### Exercise
Leaving the pictures aside, transcribe every line below exactly.

======

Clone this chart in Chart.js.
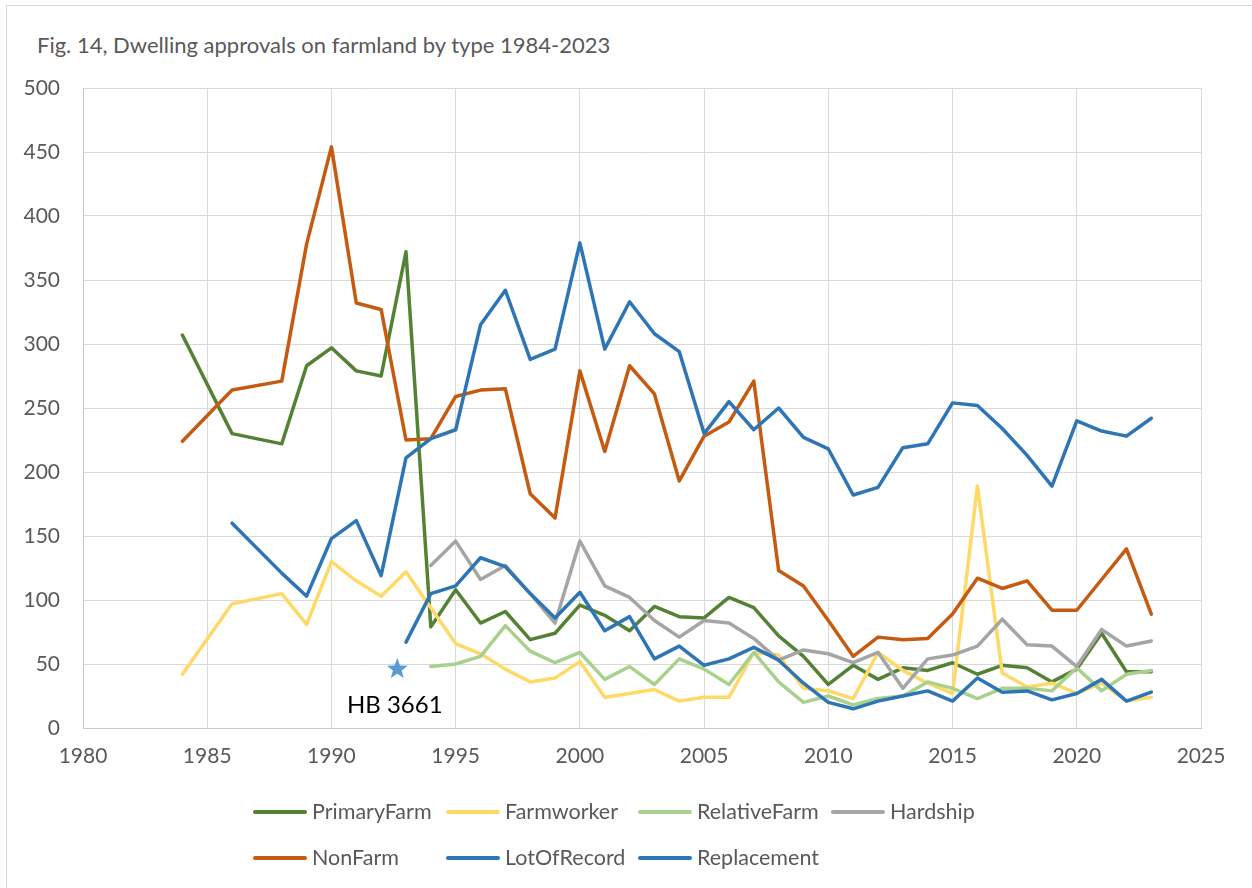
<!DOCTYPE html>
<html lang="en">

<head>
    <meta charset="UTF-8" />
    <title>Dwelling approvals on farmland</title>
    <script src="https://cdn.jsdelivr.net/npm/chart.js@4.4.1/dist/chart.umd.min.js"></script>
    <style>
        html, body { margin: 0; padding: 0; background: #fff; overflow: hidden; }
        #wrap { position: relative; width: 1252px; height: 888px; font-family: Lato, sans-serif; }
        #frame { position: absolute; left: 6px; top: 5px; width: 1300px; height: 950px; border: 1px solid #d9d9d9; }
        #title { position: absolute; left: 37px; top: 31px; font-size: 22px; color: #595959; white-space: nowrap; }
        canvas { position: absolute; left: 0; top: 0; }
        .leg { position: absolute; font-size: 21.5px; color: #595959; white-space: nowrap; line-height: 24px; }
        .leg span.ln { display: inline-block; width: 54px; height: 4px; border-radius: 2px; vertical-align: middle; margin-right: 5px; margin-top: -3px; }
    </style>
</head>

<body>
    <div id="wrap">
        <div id="frame"></div>
        <div id="title">Fig. 14, Dwelling approvals on farmland by type 1984-2023</div>
        <canvas id="chart" width="1252" height="888"></canvas>
        <div id="legend"></div>
    </div>

    <script>
        // years 1984-2023, null = no value that year
        const years = [];
        for (let y = 1984; y <= 2023; y++) years.push(y);

        const primaryFarm = [307, null, 230, null, 222, 283, 297, 279, 275, 372,
            79, 108, 82, 91, 69, 74, 96, 88, 76, 95,
            87, 86, 102, 94, 72, 56, 34, 49, 38, 47,
            45, 51, 42, 49, 47, 36, 46, 74, 44, 44];
        const farmworker = [42, null, 97, null, 105, 81, 130, 115, 103, 122,
            94, 66, 58, 46, 36, 39, 52, 24, 27, 30,
            21, 24, 24, 59, 57, 31, 29, 23, 59, 45,
            35, 27, 189, 43, 32, 35, 27, 35, 21, 24];
        const relativeFarm = [null, null, null, null, null, null, null, null, null, null,
            48, 50, 56, 80, 60, 51, 59, 38, 48, 34,
            54, 46, 34, 59, 36, 20, 25, 18, 23, 25,
            36, 31, 23, 31, 31, 29, 47, 29, 42, 45];
        const hardship = [null, null, null, null, null, null, null, null, null, null,
            127, 146, 116, 127, 105, 82, 146, 111, 102, 84,
            71, 84, 82, 70, 53, 61, 58, 51, 59, 31,
            54, 57, 64, 85, 65, 64, 48, 77, 64, 68];
        const nonFarm = [224, null, 264, null, 271, 378, 454, 332, 327, 225,
            226, 259, 264, 265, 183, 164, 279, 216, 283, 261,
            193, 228, 239, 271, 123, 111, 84, 56, 71, 69,
            70, 89, 117, 109, 115, 92, 92, 116, 140, 89];
        const lotOfRecord = [null, null, null, null, null, null, null, null, null, 67,
            105, 111, 133, 126, 105, 86, 106, 76, 87, 54,
            64, 49, 54, 63, 53, 35, 20, 15, 21, 25,
            29, 21, 39, 28, 29, 22, 27, 38, 21, 28];
        const replacement = [null, null, 160, null, 121, 103, 148, 162, 119, 211,
            226, 233, 315, 342, 288, 296, 379, 296, 333, 308,
            294, 230, 255, 233, 250, 227, 218, 182, 188, 219,
            222, 254, 252, 234, 213, 189, 240, 232, 228, 242];

        const seriesNames = ["PrimaryFarm", "Farmworker", "RelativeFarm", "Hardship", "NonFarm", "LotOfRecord", "Replacement"];
        const seriesValues = [primaryFarm, farmworker, relativeFarm, hardship, nonFarm, lotOfRecord, replacement];
        const seriesColors = ["#548235", "#ffd966", "#a9d18e", "#a5a5a5", "#c55a11", "#2e75b6", "#2e75b6"];

        // HB 3661 marker
        const markerYear = 1992.65;
        const markerValue = 46;
        const markerText = "HB 3661";
        const markerTextYear = 1992.55;
        const markerTextValue = 18;

        function toPoints(vals) {
            const pts = [];
            vals.forEach((v, i) => {
                if (v !== null) pts.push({ x: years[i], y: v });
            });
            return pts;
        }

        const datasets = seriesNames.map((name, i) => ({
            label: name,
            data: toPoints(seriesValues[i]),
            borderColor: seriesColors[i],
            backgroundColor: seriesColors[i],
            borderWidth: 3.5,
            pointRadius: 0,
            tension: 0,
            fill: false,
            borderCapStyle: "round",
            borderJoinStyle: "round",
            order: seriesNames.length - i
        }));

        const markerPlugin = {
            id: "marker",
            afterDatasetsDraw(chart) {
                const ctx = chart.ctx;
                const sx = chart.scales.x, sy = chart.scales.y;
                const cx = sx.getPixelForValue(markerYear);
                const cy = sy.getPixelForValue(markerValue);
                const outer = 11, inner = 4.6;
                ctx.save();
                ctx.beginPath();
                for (let k = 0; k < 10; k++) {
                    const r = k % 2 === 0 ? outer : inner;
                    const a = -Math.PI / 2 + k * Math.PI / 5;
                    const px = cx + r * Math.cos(a), py = cy + r * Math.sin(a);
                    if (k === 0) ctx.moveTo(px, py); else ctx.lineTo(px, py);
                }
                ctx.closePath();
                ctx.fillStyle = "#5b9bd5";
                ctx.fill();
                ctx.font = "24px Lato";
                ctx.fillStyle = "#000";
                ctx.textAlign = "center";
                ctx.textBaseline = "middle";
                ctx.fillText(markerText, sx.getPixelForValue(markerTextYear), sy.getPixelForValue(markerTextValue));
                ctx.restore();
            }
        };

        Chart.defaults.font.family = "Lato";
        Chart.defaults.color = "#595959";

        new Chart(document.getElementById("chart"), {
            type: "line",
            data: { datasets: datasets },
            options: {
                responsive: false,
                animation: false,
                layout: { padding: { left: 0, top: 88, right: 51, bottom: 100 } },
                plugins: { legend: { display: false }, tooltip: { enabled: false } },
                scales: {
                    x: {
                        type: "linear",
                        min: 1980,
                        max: 2025,
                        ticks: { stepSize: 5, padding: 16, font: { size: 21 }, color: "#595959", callback: v => String(v) },
                        grid: { color: "#d9d9d9", lineWidth: 1, drawTicks: false },
                        border: { color: "#c8c8c8", width: 1 },
                        afterFit: s => { s.height = 60; }
                    },
                    y: {
                        min: 0,
                        max: 500,
                        ticks: { stepSize: 50, padding: 23, font: { size: 21 }, color: "#595959" },
                        grid: { color: "#d9d9d9", lineWidth: 1, drawTicks: false },
                        border: { color: "#c8c8c8", width: 1 },
                        afterFit: s => { s.width = 83; }
                    }
                }
            },
            plugins: [markerPlugin]
        });

        // legend laid out in fixed columns like the original
        const legCols = [253, 446, 638, 831];
        const legRows = [811, 857];
        const legend = document.getElementById("legend");
        seriesNames.forEach((name, i) => {
            const d = document.createElement("div");
            d.className = "leg";
            d.style.left = legCols[i % 4] + "px";
            d.style.top = (legRows[Math.floor(i / 4)] - 12) + "px";
            d.innerHTML = '<span class="ln" style="background:' + seriesColors[i] + '"></span>' + name;
            legend.appendChild(d);
        });
    </script>
</body>

</html>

======

### Response below
Clone this chart in Chart.js.
<!DOCTYPE html>
<html lang="en">

<head>
    <meta charset="UTF-8" />
    <title>Dwelling approvals on farmland</title>
    <script src="https://cdn.jsdelivr.net/npm/chart.js@4.4.1/dist/chart.umd.min.js"></script>
    <style>
        html, body { margin: 0; padding: 0; background: #fff; overflow: hidden; }
        #wrap { position: relative; width: 1252px; height: 888px; font-family: Lato, sans-serif; }
        #frame { position: absolute; left: 6px; top: 5px; width: 1300px; height: 950px; border: 1px solid #d9d9d9; }
        #title { position: absolute; left: 37px; top: 31px; font-size: 22px; color: #595959; white-space: nowrap; }
        canvas { position: absolute; left: 0; top: 0; }
        .leg { position: absolute; font-size: 21.5px; color: #595959; white-space: nowrap; line-height: 24px; }
        .leg span.ln { display: inline-block; width: 54px; height: 4px; border-radius: 2px; vertical-align: middle; margin-right: 5px; margin-top: -3px; }
    </style>
</head>

<body>
    <div id="wrap">
        <div id="frame"></div>
        <div id="title">Fig. 14, Dwelling approvals on farmland by type 1984-2023</div>
        <canvas id="chart" width="1252" height="888"></canvas>
        <div id="legend"></div>
    </div>

    <script>
        // years 1984-2023, null = no value that year
        const years = [];
        for (let y = 1984; y <= 2023; y++) years.push(y);

        const primaryFarm = [307, null, 230, null, 222, 283, 297, 279, 275, 372,
            79, 108, 82, 91, 69, 74, 96, 88, 76, 95,
            87, 86, 102, 94, 72, 56, 34, 49, 38, 47,
            45, 51, 42, 49, 47, 36, 46, 74, 44, 44];
        const farmworker = [42, null, 97, null, 105, 81, 130, 115, 103, 122,
            94, 66, 58, 46, 36, 39, 52, 24, 27, 30,
            21, 24, 24, 59, 57, 31, 29, 23, 59, 45,
            35, 27, 189, 43, 32, 35, 27, 35, 21, 24];
        const relativeFarm = [null, null, null, null, null, null, null, null, null, null,
            48, 50, 56, 80, 60, 51, 59, 38, 48, 34,
            54, 46, 34, 59, 36, 20, 25, 18, 23, 25,
            36, 31, 23, 31, 31, 29, 47, 29, 42, 45];
        const hardship = [null, null, null, null, null, null, null, null, null, null,
            127, 146, 116, 127, 105, 82, 146, 111, 102, 84,
            71, 84, 82, 70, 53, 61, 58, 51, 59, 31,
            54, 57, 64, 85, 65, 64, 48, 77, 64, 68];
        const nonFarm = [224, null, 264, null, 271, 378, 454, 332, 327, 225,
            226, 259, 264, 265, 183, 164, 279, 216, 283, 261,
            193, 228, 239, 271, 123, 111, 84, 56, 71, 69,
            70, 89, 117, 109, 115, 92, 92, 116, 140, 89];
        const lotOfRecord = [null, null, null, null, null, null, null, null, null, 67,
            105, 111, 133, 126, 105, 86, 106, 76, 87, 54,
            64, 49, 54, 63, 53, 35, 20, 15, 21, 25,
            29, 21, 39, 28, 29, 22, 27, 38, 21, 28];
        const replacement = [null, null, 160, null, 121, 103, 148, 162, 119, 211,
            226, 233, 315, 342, 288, 296, 379, 296, 333, 308,
            294, 230, 255, 233, 250, 227, 218, 182, 188, 219,
            222, 254, 252, 234, 213, 189, 240, 232, 228, 242];

        const seriesNames = ["PrimaryFarm", "Farmworker", "RelativeFarm", "Hardship", "NonFarm", "LotOfRecord", "Replacement"];
        const seriesValues = [primaryFarm, farmworker, relativeFarm, hardship, nonFarm, lotOfRecord, replacement];
        const seriesColors = ["#548235", "#ffd966", "#a9d18e", "#a5a5a5", "#c55a11", "#2e75b6", "#2e75b6"];

        // HB 3661 marker
        const markerYear = 1992.65;
        const markerValue = 46;
        const markerText = "HB 3661";
        const markerTextYear = 1992.55;
        const markerTextValue = 18;

        function toPoints(vals) {
            const pts = [];
            vals.forEach((v, i) => {
                if (v !== null) pts.push({ x: years[i], y: v });
            });
            return pts;
        }

        const datasets = seriesNames.map((name, i) => ({
            label: name,
            data: toPoints(seriesValues[i]),
            borderColor: seriesColors[i],
            backgroundColor: seriesColors[i],
            borderWidth: 3.5,
            pointRadius: 0,
            tension: 0,
            fill: false,
            borderCapStyle: "round",
            borderJoinStyle: "round",
            order: seriesNames.length - i
        }));

        const markerPlugin = {
            id: "marker",
            afterDatasetsDraw(chart) {
                const ctx = chart.ctx;
                const sx = chart.scales.x, sy = chart.scales.y;
                const cx = sx.getPixelForValue(markerYear);
                const cy = sy.getPixelForValue(markerValue);
                const outer = 11, inner = 4.6;
                ctx.save();
                ctx.beginPath();
                for (let k = 0; k < 10; k++) {
                    const r = k % 2 === 0 ? outer : inner;
                    const a = -Math.PI / 2 + k * Math.PI / 5;
                    const px = cx + r * Math.cos(a), py = cy + r * Math.sin(a);
                    if (k === 0) ctx.moveTo(px, py); else ctx.lineTo(px, py);
                }
                ctx.closePath();
                ctx.fillStyle = "#5b9bd5";
                ctx.fill();
                ctx.font = "24px Lato";
                ctx.fillStyle = "#000";
                ctx.textAlign = "center";
                ctx.textBaseline = "middle";
                ctx.fillText(markerText, sx.getPixelForValue(markerTextYear), sy.getPixelForValue(markerTextValue));
                ctx.restore();
            }
        };

        Chart.defaults.font.family = "Lato";
        Chart.defaults.color = "#595959";

        new Chart(document.getElementById("chart"), {
            type: "line",
            data: { datasets: datasets },
            options: {
                responsive: false,
                animation: false,
                layout: { padding: { left: 0, top: 88, right: 51, bottom: 100 } },
                plugins: { legend: { display: false }, tooltip: { enabled: false } },
                scales: {
                    x: {
                        type: "linear",
                        min: 1980,
                        max: 2025,
                        ticks: { stepSize: 5, padding: 16, font: { size: 21 }, color: "#595959", callback: v => String(v) },
                        grid: { color: "#d9d9d9", lineWidth: 1, drawTicks: false },
                        border: { color: "#c8c8c8", width: 1 },
                        afterFit: s => { s.height = 60; }
                    },
                    y: {
                        min: 0,
                        max: 500,
                        ticks: { stepSize: 50, padding: 23, font: { size: 21 }, color: "#595959" },
                        grid: { color: "#d9d9d9", lineWidth: 1, drawTicks: false },
                        border: { color: "#c8c8c8", width: 1 },
                        afterFit: s => { s.width = 83; }
                    }
                }
            },
            plugins: [markerPlugin]
        });

        // legend laid out in fixed columns like the original
        const legCols = [253, 446, 638, 831];
        const legRows = [811, 857];
        const legend = document.getElementById("legend");
        seriesNames.forEach((name, i) => {
            const d = document.createElement("div");
            d.className = "leg";
            d.style.left = legCols[i % 4] + "px";
            d.style.top = (legRows[Math.floor(i / 4)] - 12) + "px";
            d.innerHTML = '<span class="ln" style="background:' + seriesColors[i] + '"></span>' + name;
            legend.appendChild(d);
        });
    </script>
</body>

</html>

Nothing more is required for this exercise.